Le problème du "premier" ou de l'"origine" est toujours abyssal: avant toute "protestation" (p. ex. "prophétique"), il y a une "situation" et un "sentiment d'injustice" qui naissent eux-mêmes d'une "histoire" en partie mémorielle (de mémoire individuelle et collective, familiale, nationale etc.) et foncièrement immémoriale, entourée d'un halo d'"irréel" (possibilité, potentialité, virtualité, tout ce qui s'est produit aurait pu ne pas se produire ou se produire autrement, et de ce "pouvoir" à un "devoir" tout aussi irréel, aurait dû, il n'y a qu'un pas allègrement franchi par la "loi" comme par la "morale"), le sentiment de "justice" (ou plutôt, plus tôt, d'injustice) n'est lui-même qu'un effet de ce jeu sans commencement ni fin réellement concevables, imaginables ou assignables.

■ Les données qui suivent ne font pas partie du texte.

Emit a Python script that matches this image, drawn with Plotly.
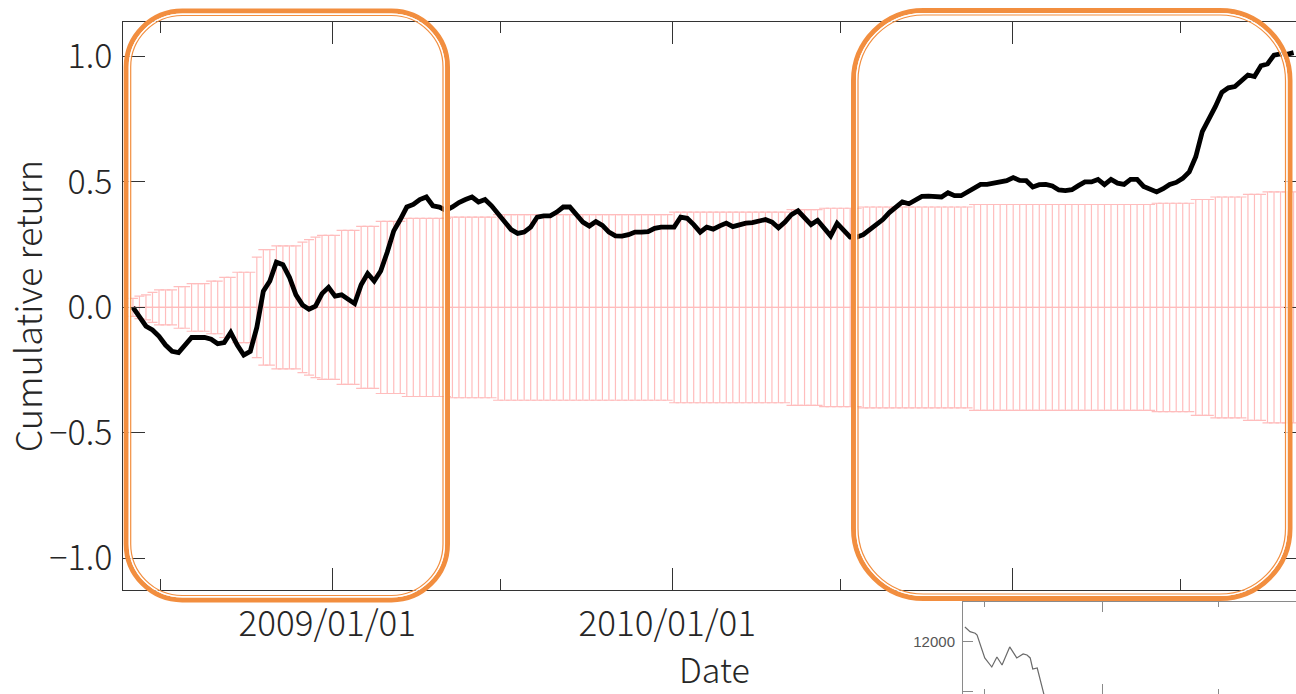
import plotly.graph_objects as go
import pandas as pd

# ---------------- data ----------------
week_start = "2008-06-01"
n_weeks = 179
week_dates = pd.date_range(week_start, periods=n_weeks, freq="7D")

cum_return = [
    0.00, -0.037, -0.075, -0.09, -0.115, -0.15, -0.175, -0.18, -0.15, -0.12,
    -0.12, -0.12, -0.127, -0.145, -0.14, -0.10, -0.15, -0.19, -0.175, -0.08,
    0.065, 0.105, 0.18, 0.17, 0.12, 0.05, 0.01, -0.007, 0.005, 0.055,
    0.08, 0.045, 0.05, 0.03, 0.015, 0.09, 0.135, 0.105, 0.145, 0.22,
    0.305, 0.35, 0.40, 0.41, 0.43, 0.44, 0.405, 0.40, 0.387, 0.40,
    0.418, 0.43, 0.44, 0.42, 0.43, 0.405, 0.375, 0.34, 0.31, 0.295,
    0.30, 0.32, 0.36, 0.365, 0.365, 0.38, 0.40, 0.40, 0.368, 0.34,
    0.324, 0.342, 0.327, 0.30, 0.285, 0.284, 0.29, 0.30, 0.30, 0.302,
    0.315, 0.32, 0.32, 0.32, 0.36, 0.355, 0.33, 0.30, 0.32, 0.312,
    0.325, 0.336, 0.322, 0.33, 0.336, 0.338, 0.342, 0.35, 0.34, 0.317,
    0.34, 0.37, 0.385, 0.36, 0.33, 0.347, 0.315, 0.285, 0.335, 0.31,
    0.28, 0.28, 0.29, 0.31, 0.33, 0.35, 0.378, 0.40, 0.42, 0.413,
    0.425, 0.442, 0.443, 0.44, 0.44, 0.457, 0.445, 0.445, 0.46, 0.48,
    0.49, 0.49, 0.496, 0.50, 0.505, 0.517, 0.506, 0.505, 0.48, 0.489,
    0.49, 0.484, 0.468, 0.465, 0.469, 0.485, 0.50, 0.50, 0.51, 0.489,
    0.51, 0.495, 0.49, 0.51, 0.51, 0.482, 0.47, 0.46, 0.473, 0.49,
    0.498, 0.514, 0.54, 0.60, 0.70, 0.747, 0.80, 0.857, 0.875, 0.88,
    0.902, 0.926, 0.92, 0.963, 0.97, 1.005, 1.01, 1.008, 1.015,
]

# centre of the confidence band (zero return) and its half width
ci_center = [
    0.0, 0.0, 0.0, 0.0, 0.0, 0.0, 0.0, 0.0, 0.0, 0.0,
    0.0, 0.0, 0.0, 0.0, 0.0, 0.0, 0.0, 0.0, 0.0, 0.0,
    0.0, 0.0, 0.0, 0.0, 0.0, 0.0, 0.0, 0.0, 0.0, 0.0,
    0.0, 0.0, 0.0, 0.0, 0.0, 0.0, 0.0, 0.0, 0.0, 0.0,
    0.0, 0.0, 0.0, 0.0, 0.0, 0.0, 0.0, 0.0, 0.0, 0.0,
    0.0, 0.0, 0.0, 0.0, 0.0, 0.0, 0.0, 0.0, 0.0, 0.0,
    0.0, 0.0, 0.0, 0.0, 0.0, 0.0, 0.0, 0.0, 0.0, 0.0,
    0.0, 0.0, 0.0, 0.0, 0.0, 0.0, 0.0, 0.0, 0.0, 0.0,
    0.0, 0.0, 0.0, 0.0, 0.0, 0.0, 0.0, 0.0, 0.0, 0.0,
    0.0, 0.0, 0.0, 0.0, 0.0, 0.0, 0.0, 0.0, 0.0, 0.0,
    0.0, 0.0, 0.0, 0.0, 0.0, 0.0, 0.0, 0.0, 0.0, 0.0,
    0.0, 0.0, 0.0, 0.0, 0.0, 0.0, 0.0, 0.0, 0.0, 0.0,
    0.0, 0.0, 0.0, 0.0, 0.0, 0.0, 0.0, 0.0, 0.0, 0.0,
    0.0, 0.0, 0.0, 0.0, 0.0, 0.0, 0.0, 0.0, 0.0, 0.0,
    0.0, 0.0, 0.0, 0.0, 0.0, 0.0, 0.0, 0.0, 0.0, 0.0,
    0.0, 0.0, 0.0, 0.0, 0.0, 0.0, 0.0, 0.0, 0.0, 0.0,
    0.0, 0.0, 0.0, 0.0, 0.0, 0.0, 0.0, 0.0, 0.0, 0.0,
    0.0, 0.0, 0.0, 0.0, 0.0, 0.0, 0.0, 0.0, 0.0,
]

ci_halfwidth = [
    0.036, 0.045, 0.05, 0.06, 0.07, 0.07, 0.07, 0.083, 0.083, 0.095,
    0.095, 0.095, 0.105, 0.105, 0.12, 0.12, 0.14, 0.14, 0.14, 0.20,
    0.23, 0.23, 0.245, 0.245, 0.245, 0.245, 0.26, 0.27, 0.28, 0.287,
    0.287, 0.287, 0.307, 0.307, 0.307, 0.323, 0.323, 0.323, 0.343, 0.343,
    0.343, 0.343, 0.355, 0.355, 0.355, 0.355, 0.355, 0.355, 0.355, 0.36,
    0.36, 0.36, 0.36, 0.36, 0.36, 0.36, 0.37, 0.37, 0.37, 0.37,
    0.37, 0.37, 0.37, 0.37, 0.37, 0.37, 0.37, 0.37, 0.37, 0.37,
    0.37, 0.37, 0.37, 0.37, 0.37, 0.37, 0.37, 0.37, 0.37, 0.37,
    0.37, 0.37, 0.37, 0.38, 0.38, 0.38, 0.38, 0.38, 0.38, 0.38,
    0.38, 0.38, 0.38, 0.38, 0.38, 0.38, 0.38, 0.38, 0.38, 0.38,
    0.38, 0.39, 0.39, 0.39, 0.39, 0.39, 0.395, 0.395, 0.395, 0.395,
    0.395, 0.395, 0.40, 0.40, 0.40, 0.40, 0.40, 0.40, 0.40, 0.40,
    0.40, 0.40, 0.40, 0.40, 0.40, 0.40, 0.40, 0.40, 0.40, 0.41,
    0.41, 0.41, 0.41, 0.41, 0.41, 0.41, 0.41, 0.41, 0.41, 0.41,
    0.41, 0.41, 0.41, 0.41, 0.41, 0.41, 0.41, 0.41, 0.41, 0.41,
    0.41, 0.41, 0.41, 0.41, 0.41, 0.41, 0.41, 0.415, 0.415, 0.415,
    0.415, 0.415, 0.415, 0.43, 0.43, 0.43, 0.44, 0.44, 0.44, 0.44,
    0.44, 0.45, 0.45, 0.45, 0.46, 0.46, 0.46, 0.46, 0.46,
]

x_major_ticks = ["2009-01-01", "2010-01-01", "2011-01-01"]
x_major_labels = ["2009/01/01", "2010/01/01", ""]
x_minor_ticks = ["2008-07-01", "2009-07-01", "2010-07-01", "2011-07-01"]
y_ticks = [-1.0, -0.5, 0.0, 0.5, 1.0]

# inset (index level)
inset_dates = ["2008-05-31", "2008-06-08", "2008-06-16", "2008-06-19", "2008-07-01",
               "2008-07-12", "2008-07-20", "2008-07-28", "2008-08-09", "2008-08-20",
               "2008-08-30", "2008-09-05", "2008-09-10", "2008-09-14", "2008-09-21",
               "2008-09-25", "2008-09-30", "2008-10-06", "2008-10-14"]
inset_values = [12610, 12420, 12355, 12280, 11350, 10980, 11390, 11060, 11800, 11350,
                11510, 11470, 11350, 10900, 10940, 10450, 9960, 9400, 8800]
inset_y_ticks = [10000, 12000]
inset_x_major = ["2009-01-01"]
inset_x_minor = ["2008-07-01", "2009-07-01"]

# ---------------- style ----------------
W, H = 1306, 694
FONT = "Noto Sans CJK JP"
TXT = "#262626"
AX = "#333333"
PINK = "#ffbdbd"
ORANGE = "#f28e3f"

fig = go.Figure()

fig.add_trace(go.Scatter(
    x=week_dates, y=ci_center, mode="markers",
    marker=dict(symbol="line-ew", size=10, color=PINK, line=dict(color=PINK, width=1.2)),
    error_y=dict(type="data", array=ci_halfwidth, symmetric=True,
                 color=PINK, thickness=1.2, width=5),
    showlegend=False, hoverinfo="skip", xaxis="x", yaxis="y",
))

fig.add_trace(go.Scatter(
    x=week_dates, y=cum_return, mode="lines",
    line=dict(color="black", width=4.8),
    showlegend=False, xaxis="x", yaxis="y",
))

fig.add_trace(go.Scatter(
    x=inset_dates, y=inset_values, mode="lines",
    line=dict(color="#6a6a6a", width=1.2),
    showlegend=False, xaxis="x2", yaxis="y2",
))

fig.update_layout(
    template="none",
    width=W, height=H,
    margin=dict(l=0, r=0, t=0, b=0),
    paper_bgcolor="white", plot_bgcolor="white",
    showlegend=False,
    xaxis=dict(
        domain=[123.3 / W, 1.0], anchor="y", type="date",
        range=["2008-05-21 16:00", "2011-11-12 08:00"],
        tickmode="array", tickvals=x_major_ticks, ticktext=x_major_labels,
        ticks="inside", ticklen=22, tickwidth=1.3, tickcolor=AX,
        minor=dict(tickmode="array", tickvals=x_minor_ticks, ticks="inside",
                   ticklen=11, tickwidth=1.3, tickcolor=AX, showgrid=False),
        showline=True, linecolor=AX, linewidth=1.3, mirror="ticks",
        showgrid=False, zeroline=False, automargin=False,
        tickfont=dict(family=FONT, size=35, color=TXT, weight=300),
        ticklabelstandoff=3, ticklabelshift=-5,
    ),
    yaxis=dict(
        domain=[(H - 590) / H, (H - 22.3) / H], anchor="x",
        range=[-1.126, 1.136],
        tickmode="array", tickvals=y_ticks, tickformat=".1f",
        ticks="inside", ticklen=22, tickwidth=1.3, tickcolor=AX,
        showline=True, linecolor=AX, linewidth=1.3, mirror="ticks",
        showgrid=False, zeroline=False, automargin=False,
        tickfont=dict(family=FONT, size=34, color=TXT, weight=300),
        ticklabelstandoff=3,
        title=dict(text="Cumulative return", font=dict(family=FONT, size=36, color=TXT, weight=300),
                   standoff=20),
    ),
    xaxis2=dict(
        domain=[963 / W, 1.0], anchor="y2", type="date",
        range=["2008-05-28", "2009-11-15"],
        tickmode="array", tickvals=inset_x_major, showticklabels=False,
        ticks="inside", ticklen=10, tickwidth=1, tickcolor="#8a8a8a",
        minor=dict(tickmode="array", tickvals=inset_x_minor, ticks="inside",
                   ticklen=5, tickwidth=1, tickcolor="#8a8a8a", showgrid=False),
        showline=True, linecolor="#8a8a8a", linewidth=1, mirror="ticks",
        showgrid=False, zeroline=False, automargin=False,
    ),
    yaxis2=dict(
        domain=[0.0, (H - 602) / H], anchor="x2",
        range=[9880, 13630],
        tickmode="array", tickvals=inset_y_ticks, tickformat="d",
        ticks="inside", ticklen=10, tickwidth=1, tickcolor="#8a8a8a",
        showline=True, linecolor="#8a8a8a", linewidth=1, mirror="ticks",
        showgrid=False, zeroline=False, automargin=False,
        tickfont=dict(family="Liberation Sans", size=15, color="#555555"),
        ticklabelstandoff=4,
    ),
)

# x-axis title placed as free text (axis titles are clamped inside the figure)
fig.add_annotation(
    text="Date", xref="paper", yref="paper",
    x=(123.3 + 1306) / 2 / W, y=1 - 668.5 / H, xanchor="center", yanchor="middle",
    showarrow=False, borderpad=0, font=dict(family=FONT, size=34, color=TXT, weight=300),
)


# ---------------- highlight boxes (rounded, double orange outline) ----------------
def rounded_path(l, t, r, b, rad):
    k = 0.5523 * rad

    def P(x, y):
        return f"{x / W:.5f},{1 - y / H:.5f}"

    return (f"M {P(l + rad, t)} L {P(r - rad, t)} "
            f"C {P(r - rad + k, t)} {P(r, t + rad - k)} {P(r, t + rad)} "
            f"L {P(r, b - rad)} C {P(r, b - rad + k)} {P(r - rad + k, b)} {P(r - rad, b)} "
            f"L {P(l + rad, b)} C {P(l + rad - k, b)} {P(l, b - rad + k)} {P(l, b - rad)} "
            f"L {P(l, t + rad)} C {P(l, t + rad - k)} {P(l + rad - k, t)} {P(l + rad, t)} Z")


boxes = [(126.2, 11.0, 447.5, 600.0, 56.0), (853.5, 10.5, 1290.0, 598.5, 70.0)]
for (l, t, r, b, rad) in boxes:
    fig.add_shape(type="path", xref="paper", yref="paper",
                  path=rounded_path(l, t, r, b, rad),
                  line=dict(color=ORANGE, width=5), fillcolor="rgba(0,0,0,0)", layer="above")
    o = 3.1
    fig.add_shape(type="path", xref="paper", yref="paper",
                  path=rounded_path(l + o, t + o, r - o, b - o, rad - o),
                  line=dict(color="white", width=1.3), fillcolor="rgba(0,0,0,0)", layer="above")
    o = 4.5
    fig.add_shape(type="path", xref="paper", yref="paper",
                  path=rounded_path(l + o, t + o, r - o, b - o, rad - o),
                  line=dict(color=ORANGE, width=1.2), fillcolor="rgba(0,0,0,0)", layer="above")

post = ("document.documentElement.style.overflow='hidden';"
        "document.body.style.overflow='hidden';"
        "document.body.style.margin='0';")
fig.write_html("out.html", config={"displayModeBar": False}, post_script=post)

Au passage, le NT présente un type d'"anachronisme" comparable à celui de l'AT (Torah avant les Prophètes dans le canon comme dans l'"histoire sainte", mais prophétisme avant la Torah dans l'"histoire réelle", outre que l'écriture fait précéder la Torah même d'une préface narrative, Genèse et début de l'Exode, on sait le parti que le paulinisme, entre autres, en tirera): pour le lecteur "les évangiles" et "Jésus" viennent avant les épîtres, les Actes ou l'Apocalypse, quoique la "critique" discerne aisément un ordre de rédaction inverse (au moins pour les premières épîtres pauliniennes); la situation se complique du fait que le "Jésus" fondateur apparaît aussi comme contestataire d'un ordre antérieur (juif, sinon romain) -- mais "Moïse" l'était déjà d'un ordre "égyptien", "Abraham" d'un ordre "mésopotamien" ou "cananéen", etc. Dans tous les cas l'"origine" reste radicalement inaccessible, si elle ne se rejoue pas en fait à chaque re-lecture (ana-gnôsis), ana-chronique par définition.